■ Request: Retype word for word the first line of the listing and each line after it up to the line with "import numpy as np", with the pictures taken out.

*** Stored rows ***

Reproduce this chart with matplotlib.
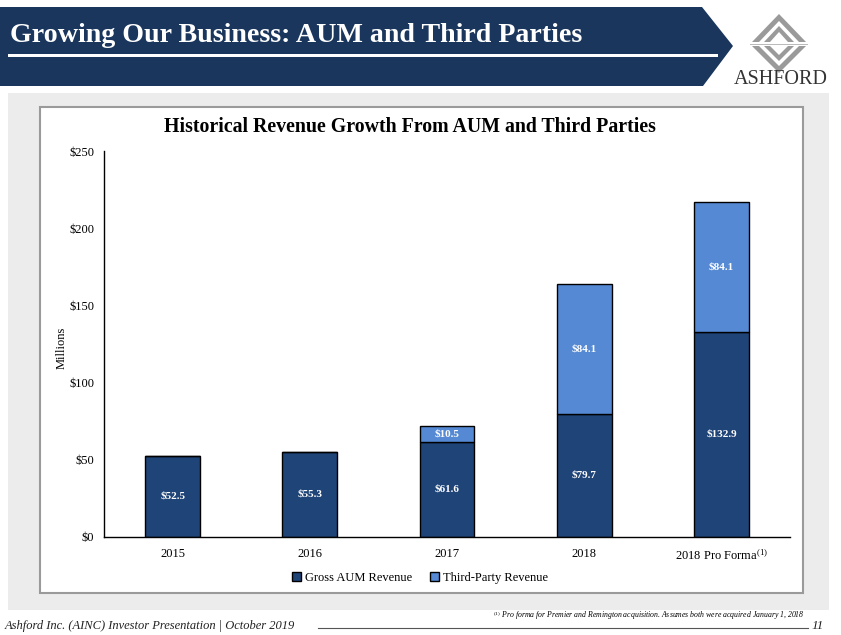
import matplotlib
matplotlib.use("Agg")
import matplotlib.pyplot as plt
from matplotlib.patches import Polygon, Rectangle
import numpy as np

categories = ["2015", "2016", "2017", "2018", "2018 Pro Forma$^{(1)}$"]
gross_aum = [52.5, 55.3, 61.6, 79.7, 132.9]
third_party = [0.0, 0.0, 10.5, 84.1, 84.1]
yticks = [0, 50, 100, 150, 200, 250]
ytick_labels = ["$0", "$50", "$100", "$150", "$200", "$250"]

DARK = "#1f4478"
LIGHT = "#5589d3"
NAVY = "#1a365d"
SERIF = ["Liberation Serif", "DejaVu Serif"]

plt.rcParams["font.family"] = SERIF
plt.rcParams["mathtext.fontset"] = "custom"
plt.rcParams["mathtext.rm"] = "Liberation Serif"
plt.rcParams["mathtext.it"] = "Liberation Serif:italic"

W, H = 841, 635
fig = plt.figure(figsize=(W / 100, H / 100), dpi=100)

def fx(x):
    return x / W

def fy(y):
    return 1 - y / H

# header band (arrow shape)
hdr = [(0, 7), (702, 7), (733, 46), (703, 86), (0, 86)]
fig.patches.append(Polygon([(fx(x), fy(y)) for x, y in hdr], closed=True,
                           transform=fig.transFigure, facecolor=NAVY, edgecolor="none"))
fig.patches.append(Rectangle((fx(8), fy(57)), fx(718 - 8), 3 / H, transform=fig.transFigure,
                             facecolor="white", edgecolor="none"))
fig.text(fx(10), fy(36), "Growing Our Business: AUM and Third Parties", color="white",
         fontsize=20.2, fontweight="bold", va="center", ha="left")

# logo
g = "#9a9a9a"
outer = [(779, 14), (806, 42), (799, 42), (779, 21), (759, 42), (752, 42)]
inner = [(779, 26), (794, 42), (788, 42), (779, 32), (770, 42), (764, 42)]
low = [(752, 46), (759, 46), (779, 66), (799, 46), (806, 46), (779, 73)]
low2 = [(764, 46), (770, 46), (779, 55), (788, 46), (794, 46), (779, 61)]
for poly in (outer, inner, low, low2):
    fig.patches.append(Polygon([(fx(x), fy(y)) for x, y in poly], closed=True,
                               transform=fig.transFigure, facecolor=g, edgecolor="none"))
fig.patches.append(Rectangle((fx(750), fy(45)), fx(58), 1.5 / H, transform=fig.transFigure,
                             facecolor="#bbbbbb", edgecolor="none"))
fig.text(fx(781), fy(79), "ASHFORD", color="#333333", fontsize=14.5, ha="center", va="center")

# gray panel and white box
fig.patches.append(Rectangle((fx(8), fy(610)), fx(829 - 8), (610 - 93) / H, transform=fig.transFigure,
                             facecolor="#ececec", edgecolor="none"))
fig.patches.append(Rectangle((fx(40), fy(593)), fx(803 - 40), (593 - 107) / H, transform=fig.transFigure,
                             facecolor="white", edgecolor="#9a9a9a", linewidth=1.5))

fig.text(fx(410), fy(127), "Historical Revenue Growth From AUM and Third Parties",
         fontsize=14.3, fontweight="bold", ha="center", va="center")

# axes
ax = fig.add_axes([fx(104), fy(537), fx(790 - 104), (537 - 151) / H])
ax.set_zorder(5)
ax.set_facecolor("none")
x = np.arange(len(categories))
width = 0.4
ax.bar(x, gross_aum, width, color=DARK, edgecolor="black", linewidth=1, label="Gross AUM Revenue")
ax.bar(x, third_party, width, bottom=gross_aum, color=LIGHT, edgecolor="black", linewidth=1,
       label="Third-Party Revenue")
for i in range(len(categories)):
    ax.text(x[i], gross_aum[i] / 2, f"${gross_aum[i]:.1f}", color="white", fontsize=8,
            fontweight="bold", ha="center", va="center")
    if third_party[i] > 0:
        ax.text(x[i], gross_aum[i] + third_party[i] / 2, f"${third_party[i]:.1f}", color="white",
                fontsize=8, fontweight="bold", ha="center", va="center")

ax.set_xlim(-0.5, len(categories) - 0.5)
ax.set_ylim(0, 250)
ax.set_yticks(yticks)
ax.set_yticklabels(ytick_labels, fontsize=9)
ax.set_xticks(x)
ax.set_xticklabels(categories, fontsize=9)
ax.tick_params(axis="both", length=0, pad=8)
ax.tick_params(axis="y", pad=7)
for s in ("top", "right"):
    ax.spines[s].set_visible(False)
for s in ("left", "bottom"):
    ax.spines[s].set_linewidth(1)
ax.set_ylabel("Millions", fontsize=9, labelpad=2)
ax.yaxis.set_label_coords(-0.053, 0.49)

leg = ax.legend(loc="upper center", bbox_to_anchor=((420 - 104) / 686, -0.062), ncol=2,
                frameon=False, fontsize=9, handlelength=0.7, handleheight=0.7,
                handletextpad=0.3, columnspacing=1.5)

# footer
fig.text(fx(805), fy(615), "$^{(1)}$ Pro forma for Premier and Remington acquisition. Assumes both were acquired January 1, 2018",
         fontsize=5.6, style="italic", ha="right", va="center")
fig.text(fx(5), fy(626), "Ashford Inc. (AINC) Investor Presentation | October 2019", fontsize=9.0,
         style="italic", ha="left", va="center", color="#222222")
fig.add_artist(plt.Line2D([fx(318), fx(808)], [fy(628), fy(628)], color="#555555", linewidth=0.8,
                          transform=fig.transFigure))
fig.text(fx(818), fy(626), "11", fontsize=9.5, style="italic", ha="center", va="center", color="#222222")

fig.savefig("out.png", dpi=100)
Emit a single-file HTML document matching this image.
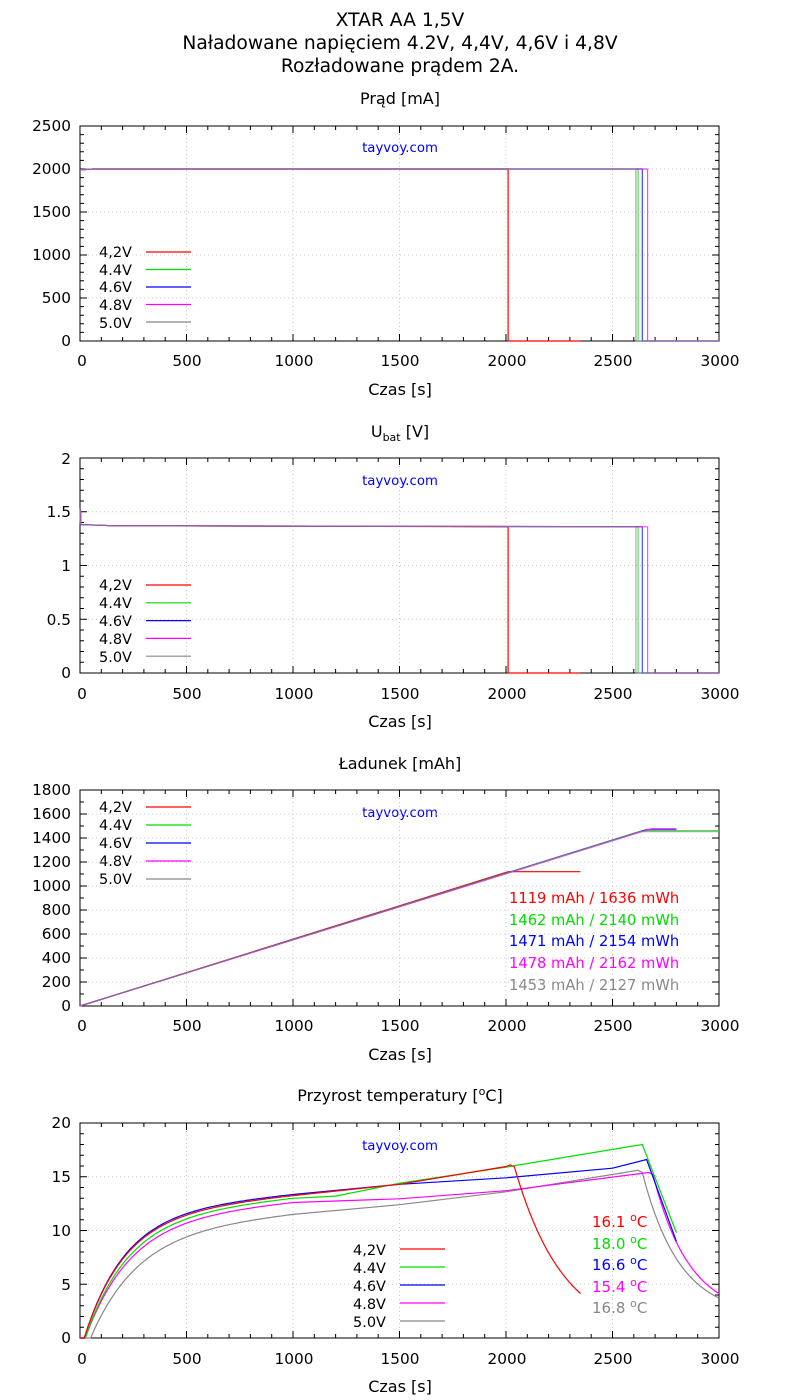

***

■ Result for this task:
Reproduce this chart with matplotlib.
import matplotlib
matplotlib.use("Agg")
import matplotlib.pyplot as plt
from matplotlib.patches import Polygon, Rectangle
import numpy as np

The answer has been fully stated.